### Task statement
Extract the first line through the line containing "const chart = echarts.init(document.getElementById('chart'));" from the listing below, exactly as written.

Rows from a dataset of charts and code
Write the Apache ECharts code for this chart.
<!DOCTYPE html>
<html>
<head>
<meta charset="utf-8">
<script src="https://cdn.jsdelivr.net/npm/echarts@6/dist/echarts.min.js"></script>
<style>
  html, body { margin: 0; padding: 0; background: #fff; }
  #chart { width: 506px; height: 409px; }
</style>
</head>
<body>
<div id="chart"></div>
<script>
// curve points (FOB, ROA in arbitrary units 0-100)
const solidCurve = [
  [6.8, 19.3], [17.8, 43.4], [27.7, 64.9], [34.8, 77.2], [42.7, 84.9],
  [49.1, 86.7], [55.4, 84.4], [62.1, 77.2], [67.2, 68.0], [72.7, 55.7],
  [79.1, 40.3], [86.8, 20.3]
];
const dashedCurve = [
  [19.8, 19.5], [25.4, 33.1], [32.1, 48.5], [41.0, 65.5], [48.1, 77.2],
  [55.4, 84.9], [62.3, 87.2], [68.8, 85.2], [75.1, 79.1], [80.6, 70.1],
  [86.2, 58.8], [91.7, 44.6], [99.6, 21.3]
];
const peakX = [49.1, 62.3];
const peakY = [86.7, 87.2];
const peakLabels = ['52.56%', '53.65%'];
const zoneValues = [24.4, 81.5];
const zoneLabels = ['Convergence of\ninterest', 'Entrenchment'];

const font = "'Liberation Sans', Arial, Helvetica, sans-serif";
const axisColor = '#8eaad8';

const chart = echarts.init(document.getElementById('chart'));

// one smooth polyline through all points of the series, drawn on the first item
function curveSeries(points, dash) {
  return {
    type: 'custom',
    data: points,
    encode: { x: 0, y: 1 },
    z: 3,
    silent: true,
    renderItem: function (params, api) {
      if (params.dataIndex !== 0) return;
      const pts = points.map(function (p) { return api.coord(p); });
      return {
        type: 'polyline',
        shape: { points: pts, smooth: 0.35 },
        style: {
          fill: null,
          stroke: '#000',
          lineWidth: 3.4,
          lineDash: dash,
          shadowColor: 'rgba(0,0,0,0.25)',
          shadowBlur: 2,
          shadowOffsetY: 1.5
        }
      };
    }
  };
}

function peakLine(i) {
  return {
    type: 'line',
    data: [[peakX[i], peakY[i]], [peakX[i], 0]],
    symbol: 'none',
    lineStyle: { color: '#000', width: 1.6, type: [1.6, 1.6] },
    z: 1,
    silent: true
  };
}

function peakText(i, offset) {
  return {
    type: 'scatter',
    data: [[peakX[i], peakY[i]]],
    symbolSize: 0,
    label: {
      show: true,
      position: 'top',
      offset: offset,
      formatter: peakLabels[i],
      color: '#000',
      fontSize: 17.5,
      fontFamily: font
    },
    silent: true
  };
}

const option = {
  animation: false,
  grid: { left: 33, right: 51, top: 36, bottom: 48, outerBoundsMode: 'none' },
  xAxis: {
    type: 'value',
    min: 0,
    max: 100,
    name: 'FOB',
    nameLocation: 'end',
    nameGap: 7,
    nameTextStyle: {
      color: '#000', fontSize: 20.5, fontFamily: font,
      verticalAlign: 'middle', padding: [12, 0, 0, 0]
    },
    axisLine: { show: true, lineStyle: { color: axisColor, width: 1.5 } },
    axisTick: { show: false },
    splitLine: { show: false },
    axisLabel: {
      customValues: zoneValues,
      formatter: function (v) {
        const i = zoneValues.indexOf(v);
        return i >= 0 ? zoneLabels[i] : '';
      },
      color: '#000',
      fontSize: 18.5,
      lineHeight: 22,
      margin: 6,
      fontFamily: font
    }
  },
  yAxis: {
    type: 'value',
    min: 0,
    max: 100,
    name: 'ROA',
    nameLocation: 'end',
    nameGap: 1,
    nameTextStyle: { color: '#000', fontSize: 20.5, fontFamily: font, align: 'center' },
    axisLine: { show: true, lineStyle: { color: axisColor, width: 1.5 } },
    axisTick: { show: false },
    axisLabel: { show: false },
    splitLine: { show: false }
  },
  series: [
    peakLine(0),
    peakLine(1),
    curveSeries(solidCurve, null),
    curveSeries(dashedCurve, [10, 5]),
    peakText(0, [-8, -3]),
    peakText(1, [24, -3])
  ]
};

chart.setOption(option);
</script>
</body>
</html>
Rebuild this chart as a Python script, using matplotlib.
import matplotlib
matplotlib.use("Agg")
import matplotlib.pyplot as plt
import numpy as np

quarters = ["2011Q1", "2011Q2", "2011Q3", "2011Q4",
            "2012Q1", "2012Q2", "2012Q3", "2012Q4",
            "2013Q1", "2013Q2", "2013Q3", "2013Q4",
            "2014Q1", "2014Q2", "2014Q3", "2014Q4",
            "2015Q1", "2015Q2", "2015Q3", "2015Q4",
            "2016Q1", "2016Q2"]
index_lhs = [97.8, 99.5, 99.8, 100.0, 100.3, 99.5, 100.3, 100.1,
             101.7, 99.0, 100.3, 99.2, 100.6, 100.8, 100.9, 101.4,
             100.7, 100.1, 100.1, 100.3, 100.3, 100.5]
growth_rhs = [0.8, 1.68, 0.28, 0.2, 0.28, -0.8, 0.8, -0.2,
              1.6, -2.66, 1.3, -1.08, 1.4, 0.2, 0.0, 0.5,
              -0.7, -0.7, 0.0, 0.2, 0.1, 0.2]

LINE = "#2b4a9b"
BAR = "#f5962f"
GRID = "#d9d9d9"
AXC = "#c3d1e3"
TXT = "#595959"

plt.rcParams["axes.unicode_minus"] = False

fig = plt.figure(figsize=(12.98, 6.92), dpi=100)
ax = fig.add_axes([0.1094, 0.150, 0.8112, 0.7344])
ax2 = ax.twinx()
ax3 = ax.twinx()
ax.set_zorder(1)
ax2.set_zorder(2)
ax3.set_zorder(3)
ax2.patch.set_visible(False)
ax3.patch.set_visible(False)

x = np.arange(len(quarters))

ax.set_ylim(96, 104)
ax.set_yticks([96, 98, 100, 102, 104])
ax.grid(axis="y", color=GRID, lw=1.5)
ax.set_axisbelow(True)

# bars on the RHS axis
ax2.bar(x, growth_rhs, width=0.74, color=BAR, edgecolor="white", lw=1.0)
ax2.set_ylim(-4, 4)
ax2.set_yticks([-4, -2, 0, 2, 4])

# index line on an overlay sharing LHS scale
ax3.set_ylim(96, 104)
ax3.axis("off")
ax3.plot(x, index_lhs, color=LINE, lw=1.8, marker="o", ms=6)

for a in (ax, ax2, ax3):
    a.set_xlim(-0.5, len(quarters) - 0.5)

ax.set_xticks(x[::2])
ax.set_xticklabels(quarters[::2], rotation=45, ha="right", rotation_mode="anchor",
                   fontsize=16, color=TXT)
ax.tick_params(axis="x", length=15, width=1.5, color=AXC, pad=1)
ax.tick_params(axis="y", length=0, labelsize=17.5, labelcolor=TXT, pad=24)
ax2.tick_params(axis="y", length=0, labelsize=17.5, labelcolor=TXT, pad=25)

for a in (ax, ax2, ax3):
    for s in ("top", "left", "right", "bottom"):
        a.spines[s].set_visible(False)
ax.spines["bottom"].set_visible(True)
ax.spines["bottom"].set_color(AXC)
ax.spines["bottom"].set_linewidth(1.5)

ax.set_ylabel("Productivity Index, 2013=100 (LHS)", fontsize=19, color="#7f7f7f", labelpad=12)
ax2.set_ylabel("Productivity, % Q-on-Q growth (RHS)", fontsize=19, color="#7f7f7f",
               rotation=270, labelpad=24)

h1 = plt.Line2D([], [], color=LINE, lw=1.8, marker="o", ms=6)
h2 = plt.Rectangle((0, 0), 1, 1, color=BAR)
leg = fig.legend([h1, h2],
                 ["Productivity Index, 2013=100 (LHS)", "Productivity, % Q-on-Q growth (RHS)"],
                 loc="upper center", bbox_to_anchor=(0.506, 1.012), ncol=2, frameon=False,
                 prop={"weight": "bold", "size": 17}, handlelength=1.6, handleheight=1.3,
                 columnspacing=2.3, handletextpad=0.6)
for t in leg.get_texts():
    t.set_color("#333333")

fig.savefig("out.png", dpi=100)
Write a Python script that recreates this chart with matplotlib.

### Answer in full
Write the Apache ECharts code for this chart.
<!DOCTYPE html>
<html>
<head>
<meta charset="utf-8">
<script src="https://cdn.jsdelivr.net/npm/echarts@6/dist/echarts.min.js"></script>
<style>
  html, body { margin: 0; padding: 0; background: #fff; }
  #chart { width: 506px; height: 409px; }
</style>
</head>
<body>
<div id="chart"></div>
<script>
// curve points (FOB, ROA in arbitrary units 0-100)
const solidCurve = [
  [6.8, 19.3], [17.8, 43.4], [27.7, 64.9], [34.8, 77.2], [42.7, 84.9],
  [49.1, 86.7], [55.4, 84.4], [62.1, 77.2], [67.2, 68.0], [72.7, 55.7],
  [79.1, 40.3], [86.8, 20.3]
];
const dashedCurve = [
  [19.8, 19.5], [25.4, 33.1], [32.1, 48.5], [41.0, 65.5], [48.1, 77.2],
  [55.4, 84.9], [62.3, 87.2], [68.8, 85.2], [75.1, 79.1], [80.6, 70.1],
  [86.2, 58.8], [91.7, 44.6], [99.6, 21.3]
];
const peakX = [49.1, 62.3];
const peakY = [86.7, 87.2];
const peakLabels = ['52.56%', '53.65%'];
const zoneValues = [24.4, 81.5];
const zoneLabels = ['Convergence of\ninterest', 'Entrenchment'];

const font = "'Liberation Sans', Arial, Helvetica, sans-serif";
const axisColor = '#8eaad8';

const chart = echarts.init(document.getElementById('chart'));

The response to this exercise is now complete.